Set down, please, exactly the lines below that run from the line with "Convert this diagram to TikZ code." to the line with "(0,0) rectangle (1153,695);", both lines included.

▬▬▬

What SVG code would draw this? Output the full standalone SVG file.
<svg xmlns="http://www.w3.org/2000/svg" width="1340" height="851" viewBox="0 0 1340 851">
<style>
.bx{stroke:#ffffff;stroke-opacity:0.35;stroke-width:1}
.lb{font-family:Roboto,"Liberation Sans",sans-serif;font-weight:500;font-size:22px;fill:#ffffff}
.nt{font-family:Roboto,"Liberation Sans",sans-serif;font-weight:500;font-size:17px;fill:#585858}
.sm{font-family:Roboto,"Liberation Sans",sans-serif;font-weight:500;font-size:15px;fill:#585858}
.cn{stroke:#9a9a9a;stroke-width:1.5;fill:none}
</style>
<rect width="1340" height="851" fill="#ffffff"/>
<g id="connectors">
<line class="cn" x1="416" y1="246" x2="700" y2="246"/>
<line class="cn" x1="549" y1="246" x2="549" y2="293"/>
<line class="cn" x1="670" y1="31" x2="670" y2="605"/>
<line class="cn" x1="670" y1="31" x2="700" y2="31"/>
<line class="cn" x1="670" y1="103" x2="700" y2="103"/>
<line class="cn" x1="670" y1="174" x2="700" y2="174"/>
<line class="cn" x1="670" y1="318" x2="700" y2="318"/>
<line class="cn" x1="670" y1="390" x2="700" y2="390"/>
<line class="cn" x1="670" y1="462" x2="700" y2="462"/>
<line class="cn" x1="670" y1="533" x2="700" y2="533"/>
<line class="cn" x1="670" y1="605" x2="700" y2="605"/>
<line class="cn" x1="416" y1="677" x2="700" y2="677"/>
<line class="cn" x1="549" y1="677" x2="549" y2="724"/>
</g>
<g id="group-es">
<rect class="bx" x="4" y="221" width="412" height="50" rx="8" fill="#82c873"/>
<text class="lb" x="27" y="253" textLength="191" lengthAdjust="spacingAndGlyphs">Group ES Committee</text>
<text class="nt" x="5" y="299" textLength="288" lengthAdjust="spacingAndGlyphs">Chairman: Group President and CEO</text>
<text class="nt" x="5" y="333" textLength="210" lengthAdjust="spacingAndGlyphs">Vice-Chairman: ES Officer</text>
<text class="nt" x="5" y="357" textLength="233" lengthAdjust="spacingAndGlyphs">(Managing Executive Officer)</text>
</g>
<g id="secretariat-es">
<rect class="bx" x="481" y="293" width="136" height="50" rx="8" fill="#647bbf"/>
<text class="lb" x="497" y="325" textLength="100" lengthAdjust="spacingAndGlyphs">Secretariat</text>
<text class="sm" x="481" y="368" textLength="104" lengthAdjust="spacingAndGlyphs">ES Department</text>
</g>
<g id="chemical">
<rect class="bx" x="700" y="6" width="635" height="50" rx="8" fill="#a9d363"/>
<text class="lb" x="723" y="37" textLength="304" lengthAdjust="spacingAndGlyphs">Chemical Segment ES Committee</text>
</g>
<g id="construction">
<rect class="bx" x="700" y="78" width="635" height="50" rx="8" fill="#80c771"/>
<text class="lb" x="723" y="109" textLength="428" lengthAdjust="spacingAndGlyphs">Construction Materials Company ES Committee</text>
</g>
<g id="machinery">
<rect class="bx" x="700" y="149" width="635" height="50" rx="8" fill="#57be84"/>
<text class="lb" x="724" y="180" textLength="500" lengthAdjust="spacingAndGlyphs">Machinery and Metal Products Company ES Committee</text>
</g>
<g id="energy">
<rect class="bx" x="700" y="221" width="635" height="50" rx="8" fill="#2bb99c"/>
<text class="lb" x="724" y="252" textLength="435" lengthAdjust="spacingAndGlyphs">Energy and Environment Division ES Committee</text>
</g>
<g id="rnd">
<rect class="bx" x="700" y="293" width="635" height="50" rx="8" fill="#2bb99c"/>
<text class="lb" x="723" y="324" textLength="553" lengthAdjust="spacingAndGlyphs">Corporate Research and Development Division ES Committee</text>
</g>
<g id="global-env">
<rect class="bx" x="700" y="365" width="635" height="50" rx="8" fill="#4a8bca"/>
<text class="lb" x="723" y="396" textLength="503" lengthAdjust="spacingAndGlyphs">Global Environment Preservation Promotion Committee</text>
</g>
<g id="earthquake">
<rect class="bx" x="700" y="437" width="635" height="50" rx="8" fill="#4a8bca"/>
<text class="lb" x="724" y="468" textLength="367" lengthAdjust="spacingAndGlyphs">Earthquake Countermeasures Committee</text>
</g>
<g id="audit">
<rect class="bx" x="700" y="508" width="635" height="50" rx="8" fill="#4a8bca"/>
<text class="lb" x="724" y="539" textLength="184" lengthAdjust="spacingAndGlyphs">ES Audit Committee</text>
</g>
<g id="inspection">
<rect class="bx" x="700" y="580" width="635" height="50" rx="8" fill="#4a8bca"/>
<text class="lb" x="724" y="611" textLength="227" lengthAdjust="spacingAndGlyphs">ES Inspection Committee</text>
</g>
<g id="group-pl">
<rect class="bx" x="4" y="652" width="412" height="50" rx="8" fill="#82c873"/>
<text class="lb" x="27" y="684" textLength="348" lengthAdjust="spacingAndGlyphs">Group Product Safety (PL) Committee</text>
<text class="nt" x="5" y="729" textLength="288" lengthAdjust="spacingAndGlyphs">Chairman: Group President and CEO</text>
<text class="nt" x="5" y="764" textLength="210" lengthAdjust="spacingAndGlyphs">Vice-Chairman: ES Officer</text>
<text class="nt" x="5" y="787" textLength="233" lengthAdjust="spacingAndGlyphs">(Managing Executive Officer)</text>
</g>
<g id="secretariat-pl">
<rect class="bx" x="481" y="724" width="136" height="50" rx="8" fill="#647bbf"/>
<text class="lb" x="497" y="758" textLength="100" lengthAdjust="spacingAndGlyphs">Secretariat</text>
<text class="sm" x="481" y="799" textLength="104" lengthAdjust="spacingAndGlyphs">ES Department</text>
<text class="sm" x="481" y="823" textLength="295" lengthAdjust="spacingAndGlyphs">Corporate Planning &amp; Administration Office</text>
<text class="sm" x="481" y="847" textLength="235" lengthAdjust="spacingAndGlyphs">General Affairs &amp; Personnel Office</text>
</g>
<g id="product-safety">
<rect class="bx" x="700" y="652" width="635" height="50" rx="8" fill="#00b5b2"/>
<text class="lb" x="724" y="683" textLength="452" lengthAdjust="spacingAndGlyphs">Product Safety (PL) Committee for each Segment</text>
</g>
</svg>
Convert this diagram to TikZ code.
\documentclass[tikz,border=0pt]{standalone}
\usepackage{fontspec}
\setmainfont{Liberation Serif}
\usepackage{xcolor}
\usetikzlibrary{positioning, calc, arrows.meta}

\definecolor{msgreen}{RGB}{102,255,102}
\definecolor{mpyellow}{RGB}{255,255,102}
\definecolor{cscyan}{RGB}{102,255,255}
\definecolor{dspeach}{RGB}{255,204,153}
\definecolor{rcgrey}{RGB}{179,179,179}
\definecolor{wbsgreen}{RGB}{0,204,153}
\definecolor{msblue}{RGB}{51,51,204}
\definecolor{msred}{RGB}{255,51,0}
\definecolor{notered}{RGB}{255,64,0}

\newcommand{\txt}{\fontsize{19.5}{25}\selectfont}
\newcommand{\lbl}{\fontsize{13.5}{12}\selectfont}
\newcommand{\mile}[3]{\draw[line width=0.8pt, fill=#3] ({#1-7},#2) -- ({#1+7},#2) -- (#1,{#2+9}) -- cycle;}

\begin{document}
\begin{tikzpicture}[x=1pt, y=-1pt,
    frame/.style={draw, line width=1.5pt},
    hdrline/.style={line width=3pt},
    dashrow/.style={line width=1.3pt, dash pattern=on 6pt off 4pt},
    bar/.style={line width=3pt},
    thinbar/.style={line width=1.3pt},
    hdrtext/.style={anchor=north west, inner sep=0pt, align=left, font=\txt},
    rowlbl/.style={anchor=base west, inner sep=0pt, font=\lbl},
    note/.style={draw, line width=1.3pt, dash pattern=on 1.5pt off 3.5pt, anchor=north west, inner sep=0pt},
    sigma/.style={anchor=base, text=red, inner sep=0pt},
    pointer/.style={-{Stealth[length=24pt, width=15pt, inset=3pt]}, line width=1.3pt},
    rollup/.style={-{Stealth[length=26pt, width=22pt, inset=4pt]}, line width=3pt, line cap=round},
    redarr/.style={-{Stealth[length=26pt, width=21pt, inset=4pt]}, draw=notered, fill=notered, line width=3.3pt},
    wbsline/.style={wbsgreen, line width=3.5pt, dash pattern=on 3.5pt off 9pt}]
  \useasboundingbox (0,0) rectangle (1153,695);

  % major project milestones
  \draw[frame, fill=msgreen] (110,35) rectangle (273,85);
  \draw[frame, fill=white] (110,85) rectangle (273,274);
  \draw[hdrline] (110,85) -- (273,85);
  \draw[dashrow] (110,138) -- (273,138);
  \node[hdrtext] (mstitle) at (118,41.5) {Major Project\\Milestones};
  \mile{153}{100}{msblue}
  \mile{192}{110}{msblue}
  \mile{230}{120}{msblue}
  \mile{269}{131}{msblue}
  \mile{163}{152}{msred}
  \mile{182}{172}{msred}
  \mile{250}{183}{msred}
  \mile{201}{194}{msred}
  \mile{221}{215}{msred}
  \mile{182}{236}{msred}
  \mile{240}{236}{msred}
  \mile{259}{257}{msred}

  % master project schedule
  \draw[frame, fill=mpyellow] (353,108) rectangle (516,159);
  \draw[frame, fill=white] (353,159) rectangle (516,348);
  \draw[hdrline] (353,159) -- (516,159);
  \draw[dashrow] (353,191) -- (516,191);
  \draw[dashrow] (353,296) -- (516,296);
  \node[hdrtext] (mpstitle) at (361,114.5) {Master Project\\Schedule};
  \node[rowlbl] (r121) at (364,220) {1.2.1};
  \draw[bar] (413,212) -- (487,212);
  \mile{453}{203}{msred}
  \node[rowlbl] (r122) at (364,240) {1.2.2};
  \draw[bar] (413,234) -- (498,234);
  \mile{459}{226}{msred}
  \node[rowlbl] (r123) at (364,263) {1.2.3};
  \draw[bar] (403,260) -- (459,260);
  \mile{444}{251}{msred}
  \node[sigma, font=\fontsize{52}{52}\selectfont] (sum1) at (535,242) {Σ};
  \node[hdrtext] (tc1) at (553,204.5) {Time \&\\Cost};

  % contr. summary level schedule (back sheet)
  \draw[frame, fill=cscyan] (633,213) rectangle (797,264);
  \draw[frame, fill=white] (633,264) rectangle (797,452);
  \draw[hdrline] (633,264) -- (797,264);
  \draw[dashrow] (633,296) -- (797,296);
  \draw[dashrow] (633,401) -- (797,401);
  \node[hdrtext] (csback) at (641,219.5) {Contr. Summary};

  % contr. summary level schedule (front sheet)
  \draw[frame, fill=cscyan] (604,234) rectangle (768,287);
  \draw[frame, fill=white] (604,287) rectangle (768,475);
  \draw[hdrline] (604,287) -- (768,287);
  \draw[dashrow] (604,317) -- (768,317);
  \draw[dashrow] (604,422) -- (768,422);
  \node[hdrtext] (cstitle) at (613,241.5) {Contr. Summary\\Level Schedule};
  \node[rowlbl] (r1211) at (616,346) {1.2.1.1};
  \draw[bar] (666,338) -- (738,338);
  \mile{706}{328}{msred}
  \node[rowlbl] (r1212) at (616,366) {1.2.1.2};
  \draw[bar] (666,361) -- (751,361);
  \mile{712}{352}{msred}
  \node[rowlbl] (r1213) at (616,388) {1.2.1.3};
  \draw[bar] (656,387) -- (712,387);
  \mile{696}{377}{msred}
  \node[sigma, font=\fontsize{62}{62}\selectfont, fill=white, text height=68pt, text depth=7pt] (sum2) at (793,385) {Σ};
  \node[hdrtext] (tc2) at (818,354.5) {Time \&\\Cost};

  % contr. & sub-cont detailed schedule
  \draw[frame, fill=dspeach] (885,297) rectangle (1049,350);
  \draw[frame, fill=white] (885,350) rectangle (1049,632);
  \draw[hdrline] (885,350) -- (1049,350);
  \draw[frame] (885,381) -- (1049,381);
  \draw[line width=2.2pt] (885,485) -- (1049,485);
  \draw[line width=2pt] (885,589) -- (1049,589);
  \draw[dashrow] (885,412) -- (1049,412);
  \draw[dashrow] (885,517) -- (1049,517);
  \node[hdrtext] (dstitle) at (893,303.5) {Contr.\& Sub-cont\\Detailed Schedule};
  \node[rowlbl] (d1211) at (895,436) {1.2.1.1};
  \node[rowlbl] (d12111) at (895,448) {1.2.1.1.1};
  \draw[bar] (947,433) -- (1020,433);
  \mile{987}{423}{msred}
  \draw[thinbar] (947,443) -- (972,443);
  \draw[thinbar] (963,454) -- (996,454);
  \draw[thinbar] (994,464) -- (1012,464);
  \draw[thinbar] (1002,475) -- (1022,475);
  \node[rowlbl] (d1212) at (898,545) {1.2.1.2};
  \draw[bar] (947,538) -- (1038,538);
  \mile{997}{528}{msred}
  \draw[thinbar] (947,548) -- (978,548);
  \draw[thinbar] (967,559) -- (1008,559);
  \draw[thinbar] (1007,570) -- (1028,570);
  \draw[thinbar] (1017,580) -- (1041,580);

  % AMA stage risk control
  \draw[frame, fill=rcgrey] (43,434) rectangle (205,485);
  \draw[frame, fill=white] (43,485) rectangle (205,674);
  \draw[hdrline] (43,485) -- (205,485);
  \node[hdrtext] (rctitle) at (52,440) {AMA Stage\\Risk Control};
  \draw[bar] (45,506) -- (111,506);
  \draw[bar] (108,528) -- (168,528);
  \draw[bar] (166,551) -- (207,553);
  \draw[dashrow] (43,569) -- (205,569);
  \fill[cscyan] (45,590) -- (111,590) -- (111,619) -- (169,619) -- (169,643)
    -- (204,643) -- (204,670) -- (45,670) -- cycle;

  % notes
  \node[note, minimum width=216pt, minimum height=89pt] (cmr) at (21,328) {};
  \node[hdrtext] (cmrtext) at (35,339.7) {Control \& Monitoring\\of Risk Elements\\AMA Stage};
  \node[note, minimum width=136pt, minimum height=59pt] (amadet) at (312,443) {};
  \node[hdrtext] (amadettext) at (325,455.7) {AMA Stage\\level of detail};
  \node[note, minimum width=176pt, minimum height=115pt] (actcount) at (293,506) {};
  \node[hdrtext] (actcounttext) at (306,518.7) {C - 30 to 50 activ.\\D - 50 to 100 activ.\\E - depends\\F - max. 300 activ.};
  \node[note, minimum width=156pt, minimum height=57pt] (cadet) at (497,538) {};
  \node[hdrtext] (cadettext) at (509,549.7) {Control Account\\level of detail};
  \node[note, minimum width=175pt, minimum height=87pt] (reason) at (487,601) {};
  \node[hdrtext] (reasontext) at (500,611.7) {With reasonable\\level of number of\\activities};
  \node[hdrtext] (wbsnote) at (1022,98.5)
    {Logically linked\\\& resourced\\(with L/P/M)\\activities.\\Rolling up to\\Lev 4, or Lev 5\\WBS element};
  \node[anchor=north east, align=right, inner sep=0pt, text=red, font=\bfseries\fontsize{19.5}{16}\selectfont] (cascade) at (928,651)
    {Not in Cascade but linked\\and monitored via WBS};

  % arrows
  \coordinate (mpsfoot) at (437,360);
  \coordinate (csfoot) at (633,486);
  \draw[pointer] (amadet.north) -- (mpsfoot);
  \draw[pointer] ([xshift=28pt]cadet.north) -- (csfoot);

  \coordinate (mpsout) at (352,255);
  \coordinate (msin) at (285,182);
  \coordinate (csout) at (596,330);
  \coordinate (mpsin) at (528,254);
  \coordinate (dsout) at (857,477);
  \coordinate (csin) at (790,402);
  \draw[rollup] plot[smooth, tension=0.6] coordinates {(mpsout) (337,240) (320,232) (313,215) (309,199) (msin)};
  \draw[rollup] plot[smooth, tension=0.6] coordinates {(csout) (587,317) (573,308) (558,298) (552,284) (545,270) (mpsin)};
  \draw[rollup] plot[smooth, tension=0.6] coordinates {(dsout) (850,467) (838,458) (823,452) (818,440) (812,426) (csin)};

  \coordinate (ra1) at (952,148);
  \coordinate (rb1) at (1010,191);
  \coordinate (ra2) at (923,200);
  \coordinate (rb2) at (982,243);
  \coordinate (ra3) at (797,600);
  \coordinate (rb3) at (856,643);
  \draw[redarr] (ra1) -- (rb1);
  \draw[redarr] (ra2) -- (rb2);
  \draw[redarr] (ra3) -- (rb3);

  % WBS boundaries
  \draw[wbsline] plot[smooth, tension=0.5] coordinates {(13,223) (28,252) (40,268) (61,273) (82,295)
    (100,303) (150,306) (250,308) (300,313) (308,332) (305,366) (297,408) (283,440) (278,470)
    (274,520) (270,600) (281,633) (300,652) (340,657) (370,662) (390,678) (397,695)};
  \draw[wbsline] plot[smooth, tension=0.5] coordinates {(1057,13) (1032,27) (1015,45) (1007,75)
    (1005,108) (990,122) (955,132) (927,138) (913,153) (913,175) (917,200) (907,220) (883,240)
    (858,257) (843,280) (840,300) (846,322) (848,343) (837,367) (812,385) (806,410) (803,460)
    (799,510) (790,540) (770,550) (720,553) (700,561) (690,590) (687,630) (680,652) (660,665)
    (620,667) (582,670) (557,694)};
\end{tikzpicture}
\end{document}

▬▬▬

Solution to this task:
Convert this diagram to TikZ code.
\documentclass[tikz,border=0pt]{standalone}
\usepackage{fontspec}
\setmainfont{Liberation Serif}
\usepackage{xcolor}
\usetikzlibrary{positioning, calc, arrows.meta}

\definecolor{msgreen}{RGB}{102,255,102}
\definecolor{mpyellow}{RGB}{255,255,102}
\definecolor{cscyan}{RGB}{102,255,255}
\definecolor{dspeach}{RGB}{255,204,153}
\definecolor{rcgrey}{RGB}{179,179,179}
\definecolor{wbsgreen}{RGB}{0,204,153}
\definecolor{msblue}{RGB}{51,51,204}
\definecolor{msred}{RGB}{255,51,0}
\definecolor{notered}{RGB}{255,64,0}

\newcommand{\txt}{\fontsize{19.5}{25}\selectfont}
\newcommand{\lbl}{\fontsize{13.5}{12}\selectfont}
\newcommand{\mile}[3]{\draw[line width=0.8pt, fill=#3] ({#1-7},#2) -- ({#1+7},#2) -- (#1,{#2+9}) -- cycle;}

\begin{document}
\begin{tikzpicture}[x=1pt, y=-1pt,
    frame/.style={draw, line width=1.5pt},
    hdrline/.style={line width=3pt},
    dashrow/.style={line width=1.3pt, dash pattern=on 6pt off 4pt},
    bar/.style={line width=3pt},
    thinbar/.style={line width=1.3pt},
    hdrtext/.style={anchor=north west, inner sep=0pt, align=left, font=\txt},
    rowlbl/.style={anchor=base west, inner sep=0pt, font=\lbl},
    note/.style={draw, line width=1.3pt, dash pattern=on 1.5pt off 3.5pt, anchor=north west, inner sep=0pt},
    sigma/.style={anchor=base, text=red, inner sep=0pt},
    pointer/.style={-{Stealth[length=24pt, width=15pt, inset=3pt]}, line width=1.3pt},
    rollup/.style={-{Stealth[length=26pt, width=22pt, inset=4pt]}, line width=3pt, line cap=round},
    redarr/.style={-{Stealth[length=26pt, width=21pt, inset=4pt]}, draw=notered, fill=notered, line width=3.3pt},
    wbsline/.style={wbsgreen, line width=3.5pt, dash pattern=on 3.5pt off 9pt}]
  \useasboundingbox (0,0) rectangle (1153,695);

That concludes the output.